▸ **EXERCISE**
Exactly as written, retype the listing below, omitting the pictures.

▸ **COLLECTED MATERIAL**
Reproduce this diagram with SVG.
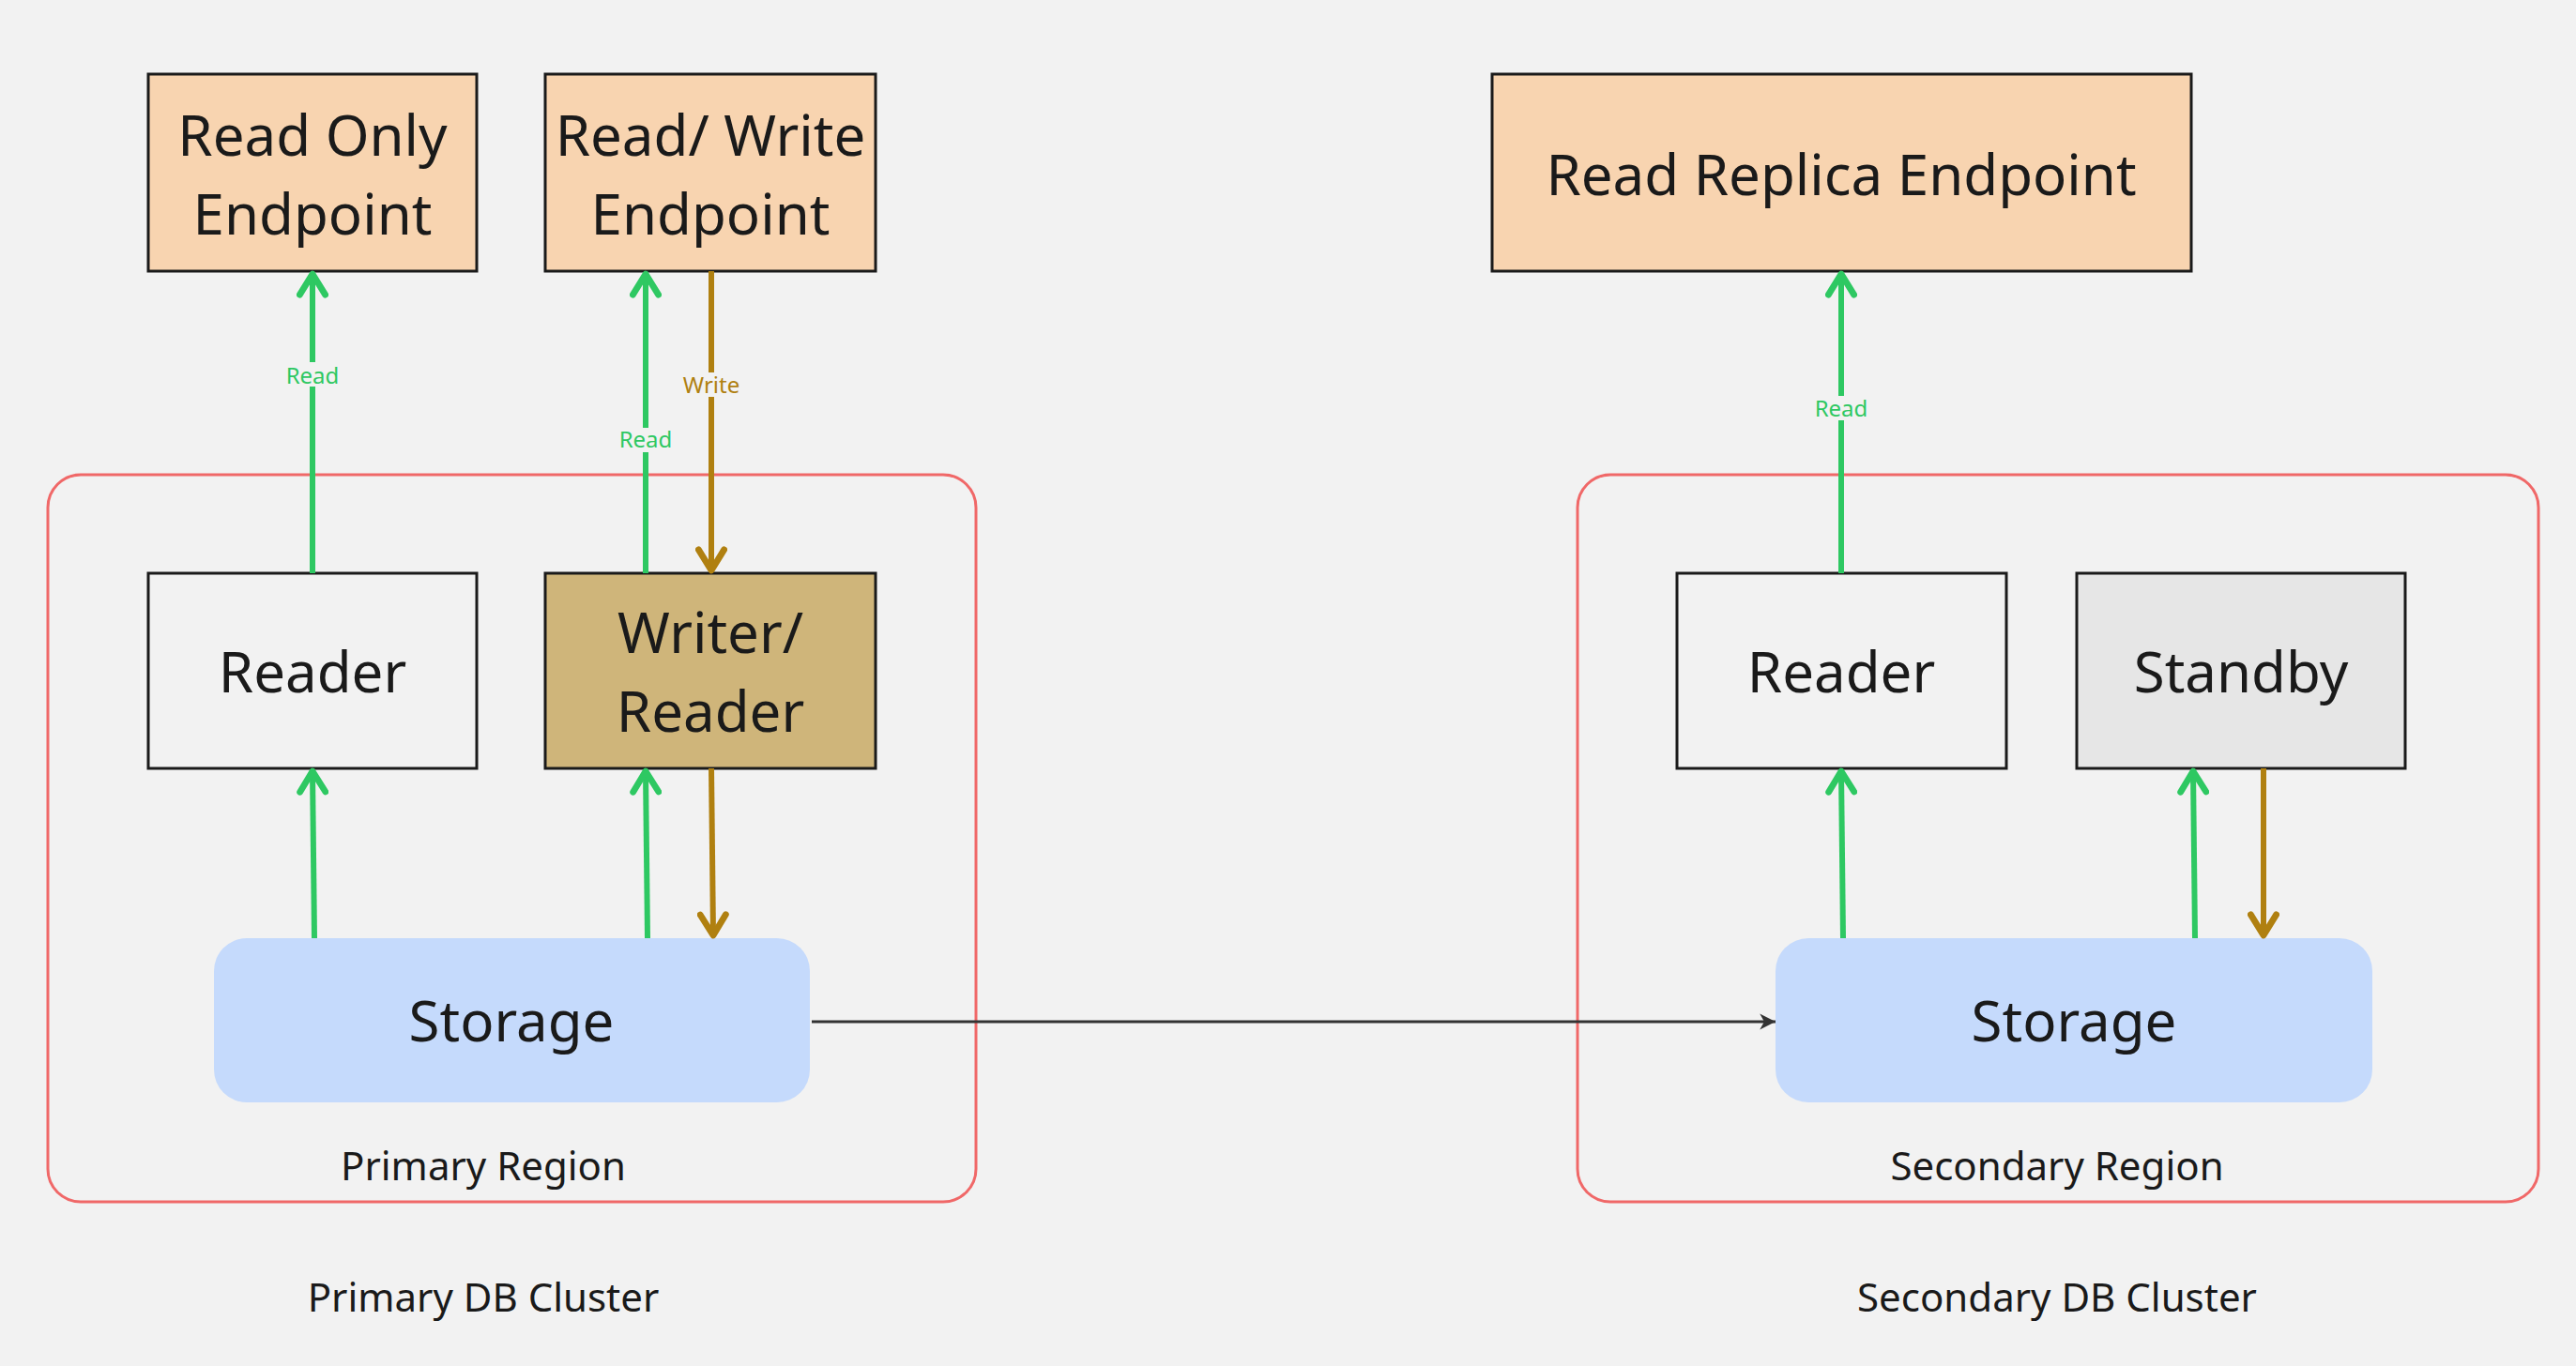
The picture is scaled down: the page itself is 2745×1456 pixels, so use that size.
<svg xmlns="http://www.w3.org/2000/svg" width="2745" height="1456" viewBox="0 0 2745 1456">
<style>
text{font-family:"Noto Sans","Open Sans",sans-serif;fill:#1a1a1a;text-anchor:middle}
.big{font-size:60px}
.reg{font-size:42px}
.lbl{font-size:24px}
.ep{fill:#f8d4b0;stroke:#1a1a1a;stroke-width:3}
.nd{stroke:#1a1a1a;stroke-width:3}
.region{fill:none;stroke:#f06868;stroke-width:3}
.g{stroke:#2ec862;stroke-width:6;fill:none}
.b{stroke:#b08010;stroke-width:6;fill:none}
.lb{fill:#f2f2f2}
</style>
<defs>
<marker id="ag" viewBox="0 0 20 20" refX="16" refY="10" markerWidth="34" markerHeight="34" markerUnits="userSpaceOnUse" orient="auto"><path d="M3,2 L16,10 L3,18" fill="none" stroke="#2ec862" stroke-width="4" stroke-linecap="round" stroke-linejoin="round"/></marker>
<marker id="ab" viewBox="0 0 20 20" refX="16" refY="10" markerWidth="34" markerHeight="34" markerUnits="userSpaceOnUse" orient="auto"><path d="M3,2 L16,10 L3,18" fill="none" stroke="#b08010" stroke-width="4" stroke-linecap="round" stroke-linejoin="round"/></marker>
<marker id="ak" viewBox="0 0 20 20" refX="17" refY="10" markerWidth="24" markerHeight="24" markerUnits="userSpaceOnUse" orient="auto"><path d="M3,3 L17,10 L3,17 L7,10 Z" fill="#333"/></marker>
</defs>
<rect width="2745" height="1456" fill="#f2f2f2"/>
<g id="primary-region"><rect class="region" x="51" y="506" width="989" height="775" rx="35"/><text class="reg" x="515" y="1258">Primary Region</text></g>
<g id="secondary-region"><rect class="region" x="1681" y="506" width="1024" height="775" rx="35"/><text class="reg" x="2192" y="1258">Secondary Region</text></g>
<g id="ro-endpoint"><rect class="ep" x="158" y="79" width="350" height="210"/><text class="big" x="333" y="166">Read Only</text><text class="big" x="333" y="250">Endpoint</text></g>
<g id="rw-endpoint"><rect class="ep" x="581" y="79" width="352" height="210"/><text class="big" x="757" y="166">Read/ Write</text><text class="big" x="757" y="250">Endpoint</text></g>
<g id="rr-endpoint"><rect class="ep" x="1590" y="79" width="745" height="210"/><text class="big" x="1962" y="208">Read Replica Endpoint</text></g>
<g id="reader1"><rect class="nd" fill="#f2f2f2" x="158" y="611" width="350" height="208"/><text class="big" x="333" y="738">Reader</text></g>
<g id="writer"><rect class="nd" fill="#cfb57a" x="581" y="611" width="352" height="208"/><text class="big" x="757" y="696">Writer/</text><text class="big" x="757" y="780">Reader</text></g>
<g id="reader2"><rect class="nd" fill="#f2f2f2" x="1787" y="611" width="351" height="208"/><text class="big" x="1962" y="738">Reader</text></g>
<g id="standby"><rect class="nd" fill="#e6e6e6" x="2213" y="611" width="350" height="208"/><text class="big" x="2388" y="738">Standby</text></g>
<g id="storage1"><rect fill="#c5dafc" x="228" y="1000" width="635" height="175" rx="35"/><text class="big" x="545" y="1110">Storage</text></g>
<g id="storage2"><rect fill="#c5dafc" x="1892" y="1000" width="636" height="175" rx="35"/><text class="big" x="2210" y="1110">Storage</text></g>
<text class="reg" x="515" y="1398">Primary DB Cluster</text>
<text class="reg" x="2192" y="1398">Secondary DB Cluster</text>
<g id="connectors">
<line class="g" x1="333" y1="611" x2="333" y2="292" marker-end="url(#ag)"/>
<line class="g" x1="688" y1="611" x2="688" y2="292" marker-end="url(#ag)"/>
<line class="b" x1="758" y1="289" x2="758" y2="608" marker-end="url(#ab)"/>
<line class="g" x1="1962" y1="611" x2="1962" y2="292" marker-end="url(#ag)"/>
<line class="g" x1="335" y1="1000" x2="333" y2="822" marker-end="url(#ag)"/>
<line class="g" x1="690" y1="1000" x2="688" y2="822" marker-end="url(#ag)"/>
<line class="b" x1="758" y1="819" x2="760" y2="997" marker-end="url(#ab)"/>
<line class="g" x1="1964" y1="1000" x2="1962" y2="822" marker-end="url(#ag)"/>
<line class="g" x1="2339" y1="1000" x2="2337" y2="822" marker-end="url(#ag)"/>
<line class="b" x1="2412" y1="819" x2="2412" y2="997" marker-end="url(#ab)"/>
<line x1="865" y1="1089" x2="1892" y2="1089" stroke="#333" stroke-width="3" marker-end="url(#ak)"/>
<rect class="lb" x="300" y="386" width="66" height="26"/><text class="lbl" x="333" y="409" style="fill:#2ec862">Read</text>
<rect class="lb" x="655" y="456" width="66" height="26"/><text class="lbl" x="688" y="477" style="fill:#2ec862">Read</text>
<rect class="lb" x="722" y="397" width="72" height="26"/><text class="lbl" x="758" y="419" style="fill:#b08010">Write</text>
<rect class="lb" x="1929" y="422" width="66" height="26"/><text class="lbl" x="1962" y="444" style="fill:#2ec862">Read</text>
</g>
</svg>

▸ **ANSWER TO THIS PROBLEM**
Reproduce this diagram with SVG.
The picture is scaled down: the page itself is 2745×1456 pixels, so use that size.
<svg xmlns="http://www.w3.org/2000/svg" width="2745" height="1456" viewBox="0 0 2745 1456">
<style>
text{font-family:"Noto Sans","Open Sans",sans-serif;fill:#1a1a1a;text-anchor:middle}
.big{font-size:60px}
.reg{font-size:42px}
.lbl{font-size:24px}
.ep{fill:#f8d4b0;stroke:#1a1a1a;stroke-width:3}
.nd{stroke:#1a1a1a;stroke-width:3}
.region{fill:none;stroke:#f06868;stroke-width:3}
.g{stroke:#2ec862;stroke-width:6;fill:none}
.b{stroke:#b08010;stroke-width:6;fill:none}
.lb{fill:#f2f2f2}
</style>
<defs>
<marker id="ag" viewBox="0 0 20 20" refX="16" refY="10" markerWidth="34" markerHeight="34" markerUnits="userSpaceOnUse" orient="auto"><path d="M3,2 L16,10 L3,18" fill="none" stroke="#2ec862" stroke-width="4" stroke-linecap="round" stroke-linejoin="round"/></marker>
<marker id="ab" viewBox="0 0 20 20" refX="16" refY="10" markerWidth="34" markerHeight="34" markerUnits="userSpaceOnUse" orient="auto"><path d="M3,2 L16,10 L3,18" fill="none" stroke="#b08010" stroke-width="4" stroke-linecap="round" stroke-linejoin="round"/></marker>
<marker id="ak" viewBox="0 0 20 20" refX="17" refY="10" markerWidth="24" markerHeight="24" markerUnits="userSpaceOnUse" orient="auto"><path d="M3,3 L17,10 L3,17 L7,10 Z" fill="#333"/></marker>
</defs>
<rect width="2745" height="1456" fill="#f2f2f2"/>
<g id="primary-region"><rect class="region" x="51" y="506" width="989" height="775" rx="35"/><text class="reg" x="515" y="1258">Primary Region</text></g>
<g id="secondary-region"><rect class="region" x="1681" y="506" width="1024" height="775" rx="35"/><text class="reg" x="2192" y="1258">Secondary Region</text></g>
<g id="ro-endpoint"><rect class="ep" x="158" y="79" width="350" height="210"/><text class="big" x="333" y="166">Read Only</text><text class="big" x="333" y="250">Endpoint</text></g>
<g id="rw-endpoint"><rect class="ep" x="581" y="79" width="352" height="210"/><text class="big" x="757" y="166">Read/ Write</text><text class="big" x="757" y="250">Endpoint</text></g>
<g id="rr-endpoint"><rect class="ep" x="1590" y="79" width="745" height="210"/><text class="big" x="1962" y="208">Read Replica Endpoint</text></g>
<g id="reader1"><rect class="nd" fill="#f2f2f2" x="158" y="611" width="350" height="208"/><text class="big" x="333" y="738">Reader</text></g>
<g id="writer"><rect class="nd" fill="#cfb57a" x="581" y="611" width="352" height="208"/><text class="big" x="757" y="696">Writer/</text><text class="big" x="757" y="780">Reader</text></g>
<g id="reader2"><rect class="nd" fill="#f2f2f2" x="1787" y="611" width="351" height="208"/><text class="big" x="1962" y="738">Reader</text></g>
<g id="standby"><rect class="nd" fill="#e6e6e6" x="2213" y="611" width="350" height="208"/><text class="big" x="2388" y="738">Standby</text></g>
<g id="storage1"><rect fill="#c5dafc" x="228" y="1000" width="635" height="175" rx="35"/><text class="big" x="545" y="1110">Storage</text></g>
<g id="storage2"><rect fill="#c5dafc" x="1892" y="1000" width="636" height="175" rx="35"/><text class="big" x="2210" y="1110">Storage</text></g>
<text class="reg" x="515" y="1398">Primary DB Cluster</text>
<text class="reg" x="2192" y="1398">Secondary DB Cluster</text>
<g id="connectors">
<line class="g" x1="333" y1="611" x2="333" y2="292" marker-end="url(#ag)"/>
<line class="g" x1="688" y1="611" x2="688" y2="292" marker-end="url(#ag)"/>
<line class="b" x1="758" y1="289" x2="758" y2="608" marker-end="url(#ab)"/>
<line class="g" x1="1962" y1="611" x2="1962" y2="292" marker-end="url(#ag)"/>
<line class="g" x1="335" y1="1000" x2="333" y2="822" marker-end="url(#ag)"/>
<line class="g" x1="690" y1="1000" x2="688" y2="822" marker-end="url(#ag)"/>
<line class="b" x1="758" y1="819" x2="760" y2="997" marker-end="url(#ab)"/>
<line class="g" x1="1964" y1="1000" x2="1962" y2="822" marker-end="url(#ag)"/>
<line class="g" x1="2339" y1="1000" x2="2337" y2="822" marker-end="url(#ag)"/>
<line class="b" x1="2412" y1="819" x2="2412" y2="997" marker-end="url(#ab)"/>
<line x1="865" y1="1089" x2="1892" y2="1089" stroke="#333" stroke-width="3" marker-end="url(#ak)"/>
<rect class="lb" x="300" y="386" width="66" height="26"/><text class="lbl" x="333" y="409" style="fill:#2ec862">Read</text>
<rect class="lb" x="655" y="456" width="66" height="26"/><text class="lbl" x="688" y="477" style="fill:#2ec862">Read</text>
<rect class="lb" x="722" y="397" width="72" height="26"/><text class="lbl" x="758" y="419" style="fill:#b08010">Write</text>
<rect class="lb" x="1929" y="422" width="66" height="26"/><text class="lbl" x="1962" y="444" style="fill:#2ec862">Read</text>
</g>
</svg>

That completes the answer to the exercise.